„Merci und bedankt“

Nach dem Ende des WM-Traums sind viele Belgier selbstbewusst – und stolz

Aus Antwerpen Tobias Müller

Als alles vorbei war, flogen Flaggen und Schals in die Luft. Bengalisches Feuer brannte, aus den Boxen kam „You’ll Never Walk Alone, und viele, viele sangen mit. So sah es nach dem Schlusspfiff des ersten Halbfinales im „WM-Dorf“ am Antwerpener Schelde-Kai aus. „Kämpfend untergegangen“ seien die Roten Teufel, befanden viele Kommentatoren. In Antwerpen verloren die Fans singend und mit erhobenen Armen.

Die Reaktionen auf die Halbfinalniederlage gegen den großen Nachbarn Frankreich sind ein Indikator für das, was das belgische Team erreicht hat. Fraglos ist da viel Schmerz, von der Brüsseler Zeitung Le Soir mit „Ende des Traums für die Teufel“ beschrieben. Die wallonischen Kollegen von La Meuse aus Lüttich texteten, die 0:1-Niederlage gehe „mit Tränen einher, aber auch mit immensem Stolz“.

Doch schon bald nach dem Match war klar, dass unter dem Strich vor allem Freude bleibt. Und ein Selbstbewusstsein, das in Belgien selten ist. „Danke, Teufel, für 27 magische Tage in Russland“, schrieb die Regionalzeitung Het Belang van Limburg. Da hatte Torhüter Thibaut Courtois den Franzosen schon vorgeworfen, sie hätten „Antifußball“ gespielt, und der Stürmer Eden Hazard trotzig bekannt, er „verliere lieber mit diesem Belgien“, als mit solch einem Frankreich zu gewinnen.

All das sind Indizien dafür, dass hier kein Underdog ausgeschieden ist, sondern ein reifes Team auf dem Zenit seines Könnens. Und um noch einmal auf „1986“ zurückzukommen, die WM in Mexiko, auf die man sich in Belgien in diesen Tagen so oft bezieht: Was die Roten Teufel von damals und heute verbindet, ist das beste Resultat der Geschichte dieser Auswahl. Was Auftritte, Spielanlage und ­Stimmung angeht, hat die heutige Generation die alten Vorbilder aber, da sind sich viele in Belgien einig, längst übertrumpft.
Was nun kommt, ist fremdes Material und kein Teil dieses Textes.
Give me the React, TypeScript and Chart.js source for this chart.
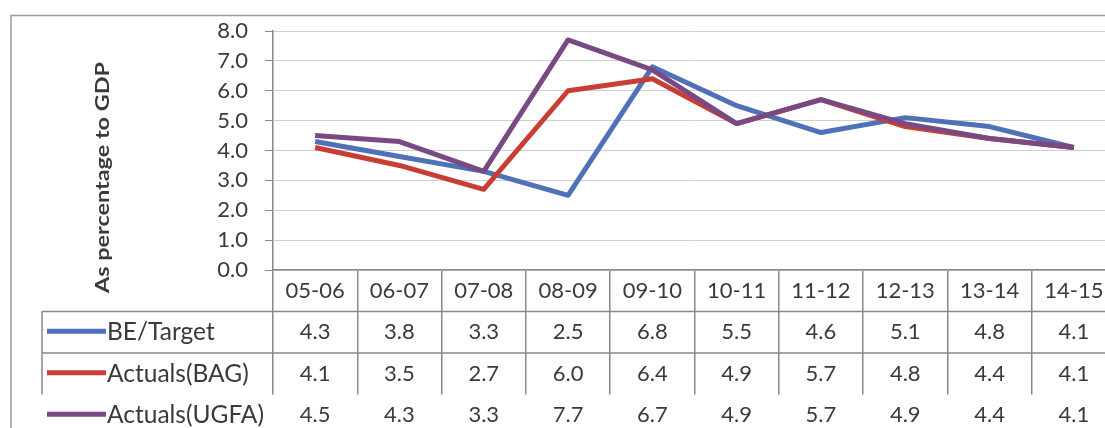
import React, { useEffect, useRef } from "react";
import { Chart, registerables } from "chart.js";

Chart.register(...registerables);

const categories = ["05-06", "06-07", "07-08", "08-09", "09-10", "10-11", "11-12", "12-13", "13-14", "14-15"];
const beTarget = [4.3, 3.8, 3.3, 2.5, 6.8, 5.5, 4.6, 5.1, 4.8, 4.1];
const actualsBAG = [4.1, 3.5, 2.7, 6.0, 6.4, 4.9, 5.7, 4.8, 4.4, 4.1];
const actualsUGFA = [4.5, 4.3, 3.3, 7.7, 6.7, 4.9, 5.7, 4.9, 4.4, 4.1];
const seriesNames = ["BE/Target", "Actuals(BAG)", "Actuals(UGFA)"];
const seriesColors = ["#4f71b8", "#c83d34", "#794984"];
const yMin = 0;
const yMax = 8;
const yStep = 1;
const yTitle = "As percentage to GDP";

const FONT = "Lato, 'Open Sans', sans-serif";
const TEXT = "#3a3a3a";
const TABLE_LINE = "#8d8686";
const ROW_H = 41.5;

const tablePlugin = {
  id: "dataTable",
  afterDraw(chart: any) {
    const ctx = chart.ctx as CanvasRenderingContext2D;
    const xs = chart.scales.x;
    const top = xs.top;
    ctx.save();

    // outer frame
    ctx.strokeStyle = "#9a9a9a";
    ctx.lineWidth = 1.5;
    ctx.beginPath();
    ctx.moveTo(11, chart.height + 5);
    ctx.lineTo(11, 15.5);
    ctx.lineTo(chart.width + 5, 15.5);
    ctx.stroke();

    // y title (rotated)
    ctx.save();
    ctx.fillStyle = TEXT;
    ctx.font = `bold 19px ${FONT}`;
    const w = ctx.measureText(yTitle).width;
    ctx.translate(109, 177.5);
    ctx.rotate(-Math.PI / 2);
    ctx.scale(231 / w, 1);
    ctx.textAlign = "center";
    ctx.textBaseline = "alphabetic";
    ctx.fillText(yTitle, 0, 0);
    ctx.restore();

    // table lines
    ctx.strokeStyle = TABLE_LINE;
    ctx.lineWidth = 1.5;
    ctx.beginPath();
    for (let r = 1; r <= 2; r++) {
      const y = top + ROW_H * r;
      ctx.moveTo(42, y);
      ctx.lineTo(xs.right, y);
    }
    ctx.moveTo(42, top + ROW_H);
    ctx.lineTo(42, top + ROW_H * 3);
    ctx.stroke();

    const series = [beTarget, actualsBAG, actualsUGFA];
    ctx.textBaseline = "middle";
    series.forEach((vals, r) => {
      const yc = top + ROW_H * (r + 1) + ROW_H / 2;
      // legend key
      ctx.strokeStyle = seriesColors[r];
      ctx.lineWidth = 5;
      ctx.lineCap = "butt";
      ctx.beginPath();
      ctx.moveTo(47, yc - 1);
      ctx.lineTo(106, yc - 1);
      ctx.stroke();
      ctx.fillStyle = TEXT;
      ctx.textAlign = "left";
      ctx.font = `24.5px ${FONT}`;
      ctx.fillText(seriesNames[r], 107, yc);
      ctx.textAlign = "center";
      ctx.font = `22px ${FONT}`;
      vals.forEach((v, i) => {
        ctx.fillText(v.toFixed(1), xs.getPixelForValue(i), yc);
      });
    });
    ctx.restore();
  },
};

export default function App() {
  const ref = useRef<HTMLCanvasElement | null>(null);

  useEffect(() => {
    if (!ref.current) return;
    const chart = new Chart(ref.current, {
      type: "line",
      data: {
        labels: categories,
        datasets: [
          { label: seriesNames[0], data: beTarget, borderColor: seriesColors[0], order: 2 },
          { label: seriesNames[1], data: actualsBAG, borderColor: seriesColors[1], order: 1 },
          { label: seriesNames[2], data: actualsUGFA, borderColor: seriesColors[2], order: 0 },
        ].map((d) => ({
          ...d,
          backgroundColor: d.borderColor,
          borderWidth: 5,
          pointRadius: 0,
          tension: 0,
          fill: false,
          borderJoinStyle: "round" as const,
          borderCapStyle: "butt" as const,
        })),
      },
      options: {
        animation: false,
        responsive: false,
        layout: { padding: { top: 31, left: 0, right: 14, bottom: 0 } },
        plugins: { legend: { display: false }, tooltip: { enabled: false } },
        scales: {
          x: {
            type: "category",
            offset: true,
            grid: {
              display: true,
              drawOnChartArea: false,
              drawTicks: true,
              tickLength: ROW_H * 3,
              color: TABLE_LINE,
              lineWidth: 1.5,
              offset: true,
            },
            border: { display: true, color: TABLE_LINE, width: 1.5 },
            ticks: {
              color: TEXT,
              font: { family: FONT, size: 22 },
              padding: -(ROW_H * 3) + ROW_H / 2 - 13.2,
              maxRotation: 0,
              autoSkip: false,
            },
            afterFit: (axis: any) => {
              axis.height = 428 - 270;
            },
          },
          y: {
            min: yMin,
            max: yMax,
            ticks: {
              stepSize: yStep,
              color: TEXT,
              font: { family: FONT, size: 22 },
              padding: 17,
              callback: (v: any) => Number(v).toFixed(1),
            },
            grid: {
              color: "#cfcfcf",
              lineWidth: 1,
              tickColor: TABLE_LINE,
              tickLength: 8,
            },
            border: { display: true, color: TABLE_LINE, width: 1.5 },
            afterFit: (axis: any) => {
              axis.width = 273;
            },
          },
        },
      },
      plugins: [tablePlugin],
    });
    return () => chart.destroy();
  }, []);

  return (
    <div
      style={{
        position: "fixed",
        left: 0,
        top: 0,
        width: 1105,
        height: 428,
        overflow: "hidden",
        background: "#fff",
      }}
    >
      <canvas ref={ref} width={1130} height={428} style={{ display: "block" }} />
    </div>
  );
}
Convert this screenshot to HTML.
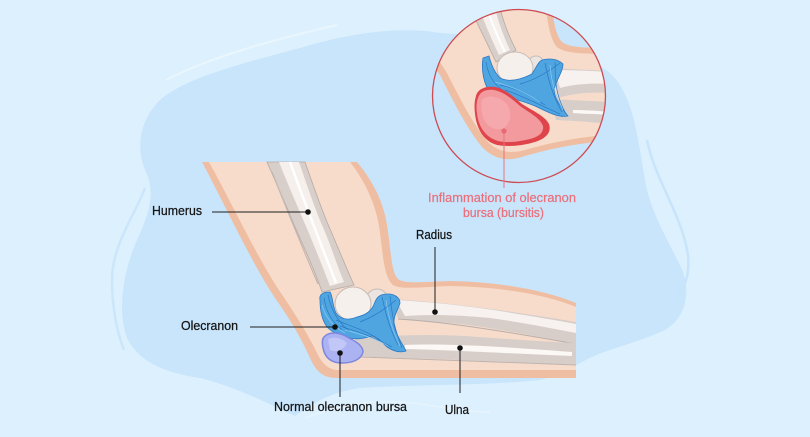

Trainer Roberto Martínez hatte nach dem Spiel erklärt: „Ich kann nicht mehr verlangen von meinen Spielern.“ Nichts als Lob und vor allem Dankbarkeit gab es auch in den sozialen Netzwerken für die Rote-Teufel-Mannschaft. Dabei war deren Leistung gegen Frankreich nicht so stark wie gegen Brasilien – in der zweiten Halbzeit hatte sie diesmal auch kein offensives Feuerwerk abgefackelt.

Dennoch twitterte Bart Somers, Bürgermeister von Mechelen, einer 90.000-Einwohner-Stadt in der Nähe von Antwerpen: „Ich bin tierisch stolz auf unsere Roten Teufel. Sie brachten uns zusammen, zeigten, wie wertvoll Diversität sein kann, ließen uns träumen und jubeln, machten die halbe Welt eifersüchtig und brachten selbst mich dazu, Fußball zu gucken. Merci und bedankt.“

Zur politischen Dimension des Halbfinales merkte ein Kommentator der Tageszeitung De Morgen an: „Eines ist sicher: Wenn Belgien am 11. Juli verliert, werden in bestimmten Kreisen die Champagnerkorken knallen.“ Er spielte damit auf den jährlichen Feiertag der flämischen Region an, den die dortigen Separatisten gern als Nationalfeiertag bezeichnen. In Bezug auf die Hardcore­natio­nalisten mag De Morgen recht haben. Dennoch war an diesem 11. Juli die belgische Trikolore im nördlichen Landesteil erstmals häufiger zu sehen als der flämische Löwe.